Relocaliser aux États-Unis : à quel prix?

L’administration Trump exhorte les entreprises, américaines ou non, à relocaliser leur production aux États-Unis pour échapper aux droits de douane. L’idée semble séduisante à première vue. Cependant, en y regardant de plus près, les défis sont nombreux.

D’abord, même si la production est relocalisée, les matières premières continueront à être importées, car aucun pays ne possède tous les avantages comparatifs. Les droits de douane continueront donc de s’appliquer sur ces importations, augmentant mécaniquement les coûts de production… et les prix à la consommation.

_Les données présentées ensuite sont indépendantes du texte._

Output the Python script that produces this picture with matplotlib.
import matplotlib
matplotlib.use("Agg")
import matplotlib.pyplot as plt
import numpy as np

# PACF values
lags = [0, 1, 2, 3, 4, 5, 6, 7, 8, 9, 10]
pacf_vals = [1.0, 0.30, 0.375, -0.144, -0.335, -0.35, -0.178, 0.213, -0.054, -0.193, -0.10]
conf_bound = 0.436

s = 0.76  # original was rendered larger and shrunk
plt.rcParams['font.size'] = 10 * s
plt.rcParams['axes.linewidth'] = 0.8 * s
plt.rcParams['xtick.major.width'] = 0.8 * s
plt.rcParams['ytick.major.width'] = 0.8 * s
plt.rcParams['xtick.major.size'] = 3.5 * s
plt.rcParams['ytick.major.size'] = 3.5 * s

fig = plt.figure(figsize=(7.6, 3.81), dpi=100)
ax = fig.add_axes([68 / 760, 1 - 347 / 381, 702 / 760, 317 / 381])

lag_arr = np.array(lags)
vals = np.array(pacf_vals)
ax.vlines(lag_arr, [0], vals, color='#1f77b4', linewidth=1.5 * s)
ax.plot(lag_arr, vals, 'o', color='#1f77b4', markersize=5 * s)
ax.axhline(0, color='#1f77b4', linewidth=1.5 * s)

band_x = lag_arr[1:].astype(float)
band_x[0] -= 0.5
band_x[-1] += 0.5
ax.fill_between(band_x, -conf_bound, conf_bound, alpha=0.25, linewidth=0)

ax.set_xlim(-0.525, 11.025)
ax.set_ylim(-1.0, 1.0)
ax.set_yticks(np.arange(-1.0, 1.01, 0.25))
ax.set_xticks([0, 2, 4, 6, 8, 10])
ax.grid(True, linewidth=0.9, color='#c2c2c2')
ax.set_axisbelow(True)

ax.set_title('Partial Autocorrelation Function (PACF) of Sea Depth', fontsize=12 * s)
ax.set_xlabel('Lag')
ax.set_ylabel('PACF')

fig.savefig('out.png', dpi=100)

De surcroît, relocaliser demande du temps et de lourds investissements : infrastructures, technologies, formation de la main-d’œuvre, etc. Or, les États-Unis sont un pays à haut coût de la vie (HCOL). La main-d’œuvre y est parmi les plus chères au monde. Par exemple, un ouvrier payé 20 dollars par jour au Vietnam coûterait 20 dollars de l’heure aux États-Unis. Or, dans le secteur manufacturier, le coût du travail est un facteur déterminant.

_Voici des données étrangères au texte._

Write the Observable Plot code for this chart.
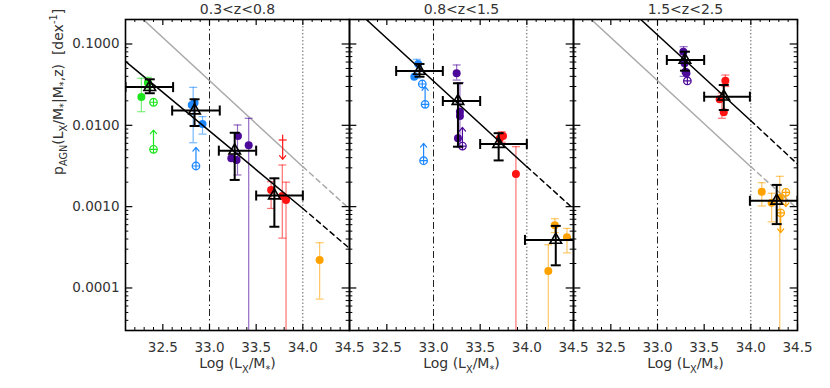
<!DOCTYPE html>
<html><head><meta charset="utf-8">
<script src="https://cdn.jsdelivr.net/npm/d3@7"></script>
<script src="https://cdn.jsdelivr.net/npm/@observablehq/plot@0.6"></script>
<style>body{margin:0;background:#fff} #chart svg{display:block}</style>
</head><body><div id="chart"></div>
<script>
// ---------- data ----------
const panels = ["0.3<z<0.8", "0.8<z<1.5", "1.5<z<2.5"];
const palette = {g: "#1ee61e", b: "#1e88ff", p: "#4d0a9a", r: "#ff1414", o: "#ffa200"};

// filled circles: [panel, colour, logLx/M, p]
const filledPts = [
  [0,"g",32.27,0.0223],[0,"g",32.34,0.0334],
  [0,"b",32.81,0.0178],[0,"b",32.84,0.019],[0,"b",32.925,0.0104],
  [0,"p",33.305,0.00739],[0,"p",33.234,0.00393],[0,"p",33.29,0.00374],[0,"p",33.42,0.00568],
  [0,"r",33.66,0.0016],[0,"r",33.78,0.00135],[0,"r",33.82,0.00121],
  [0,"o",34.18,0.00022],
  [1,"b",32.836,0.0568],[1,"b",32.794,0.0396],
  [1,"p",33.248,0.0436],[1,"p",33.283,0.0147],[1,"p",33.283,0.013],[1,"p",33.262,0.00692],
  [1,"r",33.745,0.00739],[1,"r",33.71,0.0069],[1,"r",33.883,0.00252],
  [1,"o",34.30,0.00059],[1,"o",34.43,0.00042],[1,"o",34.23,0.000162],
  [2,"p",33.277,0.0804],[2,"p",33.29,0.058],[2,"p",33.30,0.0457],[2,"p",33.31,0.0436],
  [2,"r",33.727,0.0354],[2,"r",33.666,0.0209],[2,"r",33.71,0.0145],
  [2,"o",34.117,0.00152],[2,"o",34.223,0.00112],[2,"o",34.31,0.00128]
];
// error bars of coloured points: [panel, colour, x, low, high]
const colourErrs = [
  [0,"g",32.27,0.0147,0.0379],[0,"g",32.34,0.028,0.0389],
  [0,"b",32.825,0.0061,0.0293],[0,"b",32.925,0.0078,0.0128],
  [0,"p",33.3,0.00245,0.0101],[0,"p",33.42,0.00001,0.0122],
  [0,"r",33.66,0.00095,0.00203],[0,"r",33.78,0.00041,0.00325],[0,"r",33.82,0.00001,0.002],
  [0,"o",34.18,0.000073,0.00036],
  [1,"b",32.82,0.038,0.0648],
  [1,"p",33.248,0.036,0.0552],[1,"p",33.283,0.0054,0.0334],
  [1,"r",33.73,0.0062,0.00834],[1,"r",33.883,0.00001,0.00546],
  [1,"o",34.30,0.00048,0.00071],[1,"o",34.43,0.00027,0.00054],[1,"o",34.23,0.00001,0.00034],
  [2,"p",33.28,0.04,0.0926],
  [2,"r",33.727,0.03,0.0415],[2,"r",33.69,0.0122,0.025],
  [2,"o",34.117,0.00102,0.00197],[2,"o",34.223,0.00065,0.00146],[2,"o",34.31,0.00001,0.00236]
];
// open crossed circles: [panel, colour, x, p]
const crossedPts = [
  [0,"g",32.40,0.0192],[0,"g",32.40,0.00507],[0,"b",32.855,0.00316],
  [1,"b",32.88,0.0322],[1,"b",32.91,0.0181],[1,"b",32.894,0.00367],[1,"p",33.31,0.00556],
  [2,"p",33.32,0.0351],[2,"o",34.375,0.0015],[2,"o",34.32,0.00084]
];
// limit arrows: [panel, colour, x, from, to]
const limitArrows = [
  [0,"g",32.40,0.00507,0.00875],[0,"b",32.855,0.00316,0.00536],
  [1,"b",32.91,0.0181,0.0299],[1,"b",32.894,0.00367,0.006],[1,"p",33.31,0.00556,0.00944],
  [0,"r",33.784,0.0085,0.00382],
  [2,"o",34.375,0.0015,0.001],[2,"o",34.32,0.00084,0.00048]
];
const limitBars = [[0,"r",33.784,0.0066]];
// binned means (triangles): [panel, x, p, xlow, xhigh, plow, phigh]
const binned = [
  [0,32.36,0.0295,32.1,32.61,0.0248,0.0368],
  [0,32.84,0.0152,32.60,33.11,0.0098,0.0209],
  [0,33.27,0.00488,33.10,33.50,0.00213,0.0081],
  [0,33.695,0.00137,33.5,34.0,0.000566,0.00223],
  [1,32.85,0.0466,32.6,33.1,0.0396,0.0568],
  [1,33.262,0.0199,33.1,33.5,0.00546,0.0329],
  [1,33.698,0.00589,33.5,34.0,0.0037,0.008],
  [1,34.31,0.00039,33.98,34.6,0.00019,0.00058],
  [2,33.294,0.0636,33.1,33.5,0.047,0.0804],
  [2,33.71,0.0225,33.5,33.99,0.0154,0.0313],
  [2,34.277,0.00118,33.99,34.5,0.00061,0.00185]
];
// best-fit lines: [panel, x, p]
const fitSolid = [[0,32.1,0.0612],[0,34.0,0.00095],[1,32.28,0.2],[1,34.0,0.0031],[2,32.82,0.2],[2,34.0,0.0114]];
const fitDashed = [[0,34.0,0.00095],[0,34.5,0.000307],[1,34.0,0.0031],[1,34.5,0.00094],[2,34.0,0.0114],[2,34.5,0.00334]];
// comparison (0.8<z<1.5 fit) in grey
const refSolid = [[0,32.29,0.2],[0,34.0,0.0031],[2,32.29,0.2],[2,34.0,0.0031]];
const refDashed = [[0,34.0,0.0031],[0,34.5,0.00094],[2,34.0,0.0031],[2,34.5,0.00094]];
const refLines = [33.0, 34.0];
// axes
const yMajor = [1e-4, 1e-3, 1e-2, 1e-1];
const yMinor = [4e-5,5e-5,6e-5,7e-5,8e-5,9e-5,2e-4,3e-4,4e-4,5e-4,6e-4,7e-4,8e-4,9e-4,
  2e-3,3e-3,4e-3,5e-3,6e-3,7e-3,8e-3,9e-3,2e-2,3e-2,4e-2,5e-2,6e-2,7e-2,8e-2,9e-2,0.2];
const xMajor = [32.5, 33.0, 33.5, 34.0, 34.5];
const xMinor = [32.2,32.3,32.4,32.6,32.7,32.8,32.9,33.1,33.2,33.3,33.4,33.6,33.7,33.8,33.9,34.1,34.2,34.3,34.4];
const YLABEL = "pAGN(LX/M*|M*,z)  [dex-1]";
const XLABEL = "Log (LX/M*)";

// ---------- layout ----------
const W = 830, H = 388, ML = 124, MR = 32, MT = 19, MB = 58;
const FW = (W - ML - MR) / 3, FH = H - MT - MB;

const P = (r) => panels[r[0]];
const C = (r) => palette[r[1]];
const hcap = {draw(ctx, size) { const r = Math.sqrt(size / Math.PI); ctx.moveTo(-r, 0); ctx.lineTo(r, 0); }};
const vcap = {draw(ctx, size) { const r = Math.sqrt(size / Math.PI); ctx.moveTo(0, -r); ctx.lineTo(0, r); }};
const oplus = {draw(ctx, size) { const r = Math.sqrt(size / Math.PI);
  ctx.moveTo(r, 0); ctx.arc(0, 0, r, 0, 2 * Math.PI);
  ctx.moveTo(-r, 0); ctx.lineTo(r, 0); ctx.moveTo(0, -r); ctx.lineTo(0, r); }};

const capsLo = colourErrs.map(r => [r[0], r[1], r[2], r[3]]);
const capsHi = colourErrs.map(r => [r[0], r[1], r[2], r[4]]);

const plot = Plot.plot({
  width: W, height: H,
  marginLeft: ML, marginRight: MR, marginTop: MT, marginBottom: MB,
  style: {fontFamily: "DejaVu Sans", fontSize: "13px", color: "#333", background: "#fff"},
  x: {domain: [32.1, 34.5]},
  y: {type: "log", domain: [3e-5, 0.2]},
  fx: {domain: panels, padding: 0, axis: null},
  marks: [
    // reference verticals
    Plot.ruleX([refLines[0]], {stroke: "#222", strokeWidth: 1, strokeDasharray: "7,3,1.5,3"}),
    Plot.ruleX([refLines[1]], {stroke: "#666", strokeWidth: 1, strokeDasharray: "1.5,2"}),
    // grey comparison line
    Plot.line(refSolid, {fx: P, x: r => r[1], y: r => r[2], stroke: "#aaa", strokeWidth: 1.5, clip: true}),
    Plot.line(refDashed, {fx: P, x: r => r[1], y: r => r[2], stroke: "#aaa", strokeWidth: 1.5, strokeDasharray: "5,4", clip: true}),
    // coloured error bars
    Plot.ruleX(colourErrs, {fx: P, x: r => r[2], y1: r => r[3], y2: r => r[4], stroke: C, strokeOpacity: 0.6, strokeWidth: 1.2, clip: true}),
    Plot.dot(capsLo, {fx: P, x: r => r[2], y: r => r[3], symbol: hcap, r: 4, stroke: C, strokeOpacity: 0.6, strokeWidth: 1.2, clip: true}),
    Plot.dot(capsHi, {fx: P, x: r => r[2], y: r => r[3], symbol: hcap, r: 4, stroke: C, strokeOpacity: 0.6, strokeWidth: 1.2, clip: true}),
    // limits
    Plot.arrow(limitArrows, {fx: P, x1: r => r[2], x2: r => r[2], y1: r => r[3], y2: r => r[4], stroke: C, strokeWidth: 1.2, headLength: 6, headAngle: 80, insetStart: 4, clip: true}),
    Plot.dot(limitBars, {fx: P, x: r => r[2], y: r => r[3], symbol: hcap, r: 4, stroke: C, strokeWidth: 1.2}),
    // coloured points
    Plot.dot(filledPts, {fx: P, x: r => r[2], y: r => r[3], r: 4, fill: C, stroke: "none", clip: true}),
    Plot.dot(crossedPts, {fx: P, x: r => r[2], y: r => r[3], symbol: oplus, r: 3.8, stroke: C, strokeWidth: 1.2, fill: "none", clip: true}),
    // best fits
    Plot.line(fitSolid, {fx: P, x: r => r[1], y: r => r[2], stroke: "#000", strokeWidth: 1.5, clip: true}),
    Plot.line(fitDashed, {fx: P, x: r => r[1], y: r => r[2], stroke: "#000", strokeWidth: 1.5, strokeDasharray: "5,4", clip: true}),
    // binned triangles with errors
    Plot.ruleY(binned, {fx: P, y: r => r[2], x1: r => r[3], x2: r => r[4], stroke: "#000", strokeWidth: 2, clip: true}),
    Plot.ruleX(binned, {fx: P, x: r => r[1], y1: r => r[5], y2: r => r[6], stroke: "#000", strokeWidth: 2, clip: true}),
    Plot.dot(binned, {fx: P, x: r => r[3], y: r => r[2], symbol: vcap, r: 5, stroke: "#000", strokeWidth: 2, clip: true}),
    Plot.dot(binned, {fx: P, x: r => r[4], y: r => r[2], symbol: vcap, r: 5, stroke: "#000", strokeWidth: 2, clip: true}),
    Plot.dot(binned, {fx: P, x: r => r[1], y: r => r[5], symbol: hcap, r: 5, stroke: "#000", strokeWidth: 2, clip: true}),
    Plot.dot(binned, {fx: P, x: r => r[1], y: r => r[6], symbol: hcap, r: 5, stroke: "#000", strokeWidth: 2, clip: true}),
    Plot.dot(binned, {fx: P, x: r => r[1], y: r => r[2], symbol: "triangle", r: 4.3, stroke: "#000", fill: "none", strokeWidth: 1.6}),
    // inward tick marks
    Plot.tickY(yMajor, {y: d => d, insetRight: FW - 8, stroke: "#000", strokeWidth: 1.2}),
    Plot.tickY(yMajor, {y: d => d, insetLeft: FW - 8, stroke: "#000", strokeWidth: 1.2}),
    Plot.tickY(yMinor, {y: d => d, insetRight: FW - 4, stroke: "#000", strokeWidth: 1}),
    Plot.tickY(yMinor, {y: d => d, insetLeft: FW - 4, stroke: "#000", strokeWidth: 1}),
    Plot.tickX(xMajor, {x: d => d, insetTop: FH - 6, stroke: "#000", strokeWidth: 1.2}),
    Plot.tickX(xMajor, {x: d => d, insetBottom: FH - 6, stroke: "#000", strokeWidth: 1.2}),
    Plot.tickX(xMinor, {x: d => d, insetTop: FH - 3, stroke: "#000", strokeWidth: 1}),
    Plot.tickX(xMinor, {x: d => d, insetBottom: FH - 3, stroke: "#000", strokeWidth: 1}),
    Plot.frame({stroke: "#000", strokeWidth: 1.6}),
    // axes
    Plot.axisY({ticks: yMajor, tickFormat: d => d.toFixed(4), tickSize: 0, tickPadding: 6, label: null, fontSize: 13.5}),
    Plot.axisX({ticks: xMajor, tickFormat: d => d.toFixed(1), tickSize: 0, tickPadding: 12, label: null, fontSize: 13.5}),
    // titles & labels
    Plot.text(panels, {fx: d => d, text: d => d, frameAnchor: "top", lineAnchor: "middle", dy: -10, fontSize: 14, fill: "#333"}),
    Plot.text(panels, {fx: d => d, text: () => XLABEL, frameAnchor: "bottom", lineAnchor: "middle", dy: 33.5, fontSize: 14, fill: "#333"}),
    Plot.text([panels[0]], {fx: d => d, text: () => YLABEL, frameAnchor: "left", lineAnchor: "middle", rotate: -90, dx: -67, fontSize: 14, fill: "#333"})
  ]
});

// sub/superscripts in the axis labels
function rich(el, parts, base) {
  el.textContent = "";
  let shift = 0;
  for (const [s, mode] of parts) {
    const t = document.createElementNS("http://www.w3.org/2000/svg", "tspan");
    const target = mode === "sub" ? 0.3 : mode === "sup" ? -0.45 : 0;
    t.setAttribute("dy", ((target - shift) * base) + "px");
    if (mode) t.setAttribute("font-size", (base * 0.7) + "px");
    shift = target;
    t.textContent = s;
    el.appendChild(t);
  }
}
for (const t of plot.querySelectorAll("text")) {
  if (t.textContent === YLABEL) {
    rich(t, [["p",""],["AGN","sub"],["(L",""],["X","sub"],["/M",""],["*","sub"],["|M",""],["*","sub"],[",z)  [dex",""],["-1","sup"],["]",""]], 14);
  } else if (t.textContent === XLABEL) {
    rich(t, [["Log (L",""],["X","sub"],["/M",""],["*","sub"],[")",""]], 14);
  }
}
document.getElementById("chart").appendChild(plot);
</script>
</body></html>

En somme, revenir produire aux États-Unis signifie continuer à subir les droits de douane sur les intrants, supporter des coûts salariaux élevés, mobiliser d’importants capitaux pour former les employés et construire les infrastructures nécessaires. Cela entraînera inévitablement une hausse considérable des coûts de production.

Et le billet vert dans tout cela?

L’établissement du système de Bretton Woods en 1944 a permis au dollar américain de remplacer l’or comme principale monnaie de réserve internationale. Ce statut a été renforcé en 1971 sous la présidence de Richard Nixon avec le « Nixon Shock », qui a mis fin à la convertibilité du dollar en or. Dès lors, le dollar n’a plus été adossé à l’or, mais à la puissance économique et militaire des États-Unis.

Le fait que le dollar soit devenu la monnaie de réserve mondiale a fortement stimulé les importations américaines, au détriment des exportations. En effet, une monnaie forte s’accompagne généralement d’un pouvoir d’achat élevé, ce qui a fait de la consommation le pilier de l’économie américaine en pourcentage du PIB. À l’inverse, les exportations américaines ont diminué, car les produits libellés en dollars sont devenus trop coûteux pour les consommateurs étrangers ne disposant pas du même niveau de pouvoir d’achat.

C’est l’une des raisons pour lesquelles de nombreuses entreprises américaines ont choisi de délocaliser leur production afin de réduire les coûts et rester compétitives sur le marché mondial. Revenir produire aux États-Unis impliquerait des coûts plus élevés, risquant de les faire perdre en compétitivité, sauf si elles optent pour une stratégie à double circuit : produire localement pour le marché intérieur et maintenir une production offshore pour les marchés étrangers.

La nostalgie américaine pour la « manufacturing belt » se comprend, mais dans un contexte où les États-Unis ont eux-mêmes encouragé un modèle de mondialisation fondé sur le libre-échange et le libéralisme économique, un retour en arrière semble difficile. D’autant plus qu’ils veulent maintenir l’hégémonie du dollar, augmenter leurs exportations, et atteindre une balance commerciale neutre voire excédentaire — autrement dit, avoir le beurre, l’argent du beurre et la crémière.